"Nous avons dans un premier temps tenté de mettre des mots sur le vécu intérieur de nos patients en leur prêtant nos ressentis, ou en déduisant de leurs discours, de leurs expressions, ce qu'ils devaient vivre. Rapidement, nous avons constaté que cette attitude était vécue comme une agression nouvelle." Alessandra Duc Marwood et Véronique Regamey
Cette citation, qui honore les autrices par l'humilité qu'elle révèle, montre à quel point vouloir trop bien faire, même si cette bonne volonté est appuyée par des compétences réelles et solides, peut être contre-productif, voire pire.
Deux dimensions principales se dégagent de ce court exemple, où les thérapeutes ont fait à la place au lieu de faire avec. La première, c'est le sujet du rythme : les patient·e·s ne parlent pas de leur vécu intérieur, pas encore, les thérapeutes tentent de l'extraire de leur discours, alors que ça peut ne pas être le moment, pour un certain nombre de raisons (traumatisme encore trop vif pour ce niveau d'exposition et de conscience, confiance encore trop faible, ...). La seconde, c'est le sujet de l'interprétation : du haut de leur statut, les thérapeutes expliquent aux patient·e·s ce qu'iels sont censé·e·s avoir vécu selon leur propre expérience, selon la théorie, selon une logique ou une autre... alors qu'iels sont, au point que ça peut paraître insolite de le rappeler, les mieux placé·e·s pour savoir ce qu'iels ont vécu.
Je lis ces phrases comme un fort appel à la vigilance. Dans ma pratique, je m'efforce en effet de respecter le rythme de l'autre, en utilisant son vocabulaire, en étant vigilant aux indices (jamais fiables à 100%) qui me renseignent sur le niveau d'insécurité, d'angoisse, en particulier s'il augmente et diminue... Il peut m'arriver de "prêter mes ressentis", de "déduire de leurs discours", mais sous la forme de propositions dont la personne peut s'emparer ou non, qu'elle peut ajuster ou dont elle peut dire qu'elle ne correspond pas à son vécu... Mais c'est un terrain sensible, et cette vigilance doit être de chaque instant pour ne pas me rendre coupable d' "une agression nouvelle" en voulant trop bien faire, aller trop vite.
Les autrices vont encore plus loin, dans ce chapitre et plus généralement dans le livre dont la citation est extraite, Violences et traumatismes intrafamiliaux, et qu'elles dirigent.
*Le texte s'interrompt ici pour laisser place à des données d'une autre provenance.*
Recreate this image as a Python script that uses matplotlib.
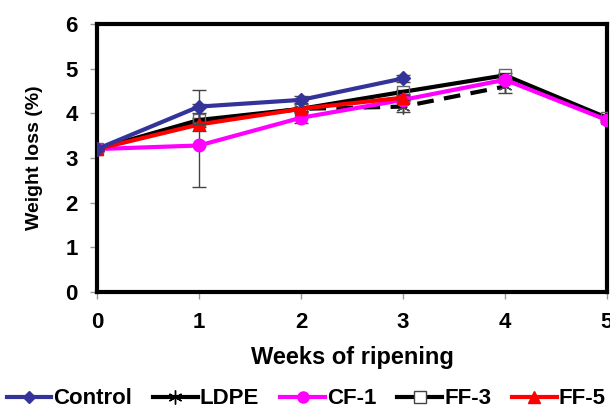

L'objet de ce chapitre, riche et peut-être inattendu, sur les traumatismes et... les mandalas, est que la parole n'est pas toujours l'outil idéal pour aborder les traumatismes. Le passage par des activités manuelles (mandalas en sable, dessin, ...), par la fiction (un autre chapitre est consacré aux contes, qui permet d'aborder un vécu, consciemment ou non, par la métaphore et donc sans se heurter à sa réalité littéralement insupportable), par la symbolisation à travers des objets ("le rouge pour la colère et le sac à dos car je ne sais pas quoi faire de ma colère. Il faut pardonner mais je ne veux pas pour le moment. Je veux porter ma colère pour ne pas minimiser"), sont autant de modes d'expression qui constituent des opportunités de construire des représentations d'une richesse infinie, et de contourner la brutalité de l'exposition au vécu traumatique.
Et, dans ce cas comme dans un modèle thérapeutique qui passe principalement par la parole, c'est la personne accompagnée qui est au centre, il sera questions de ses représentations et non de celles du ou de la thérapeute, c'est son rythme qui dirige le processus.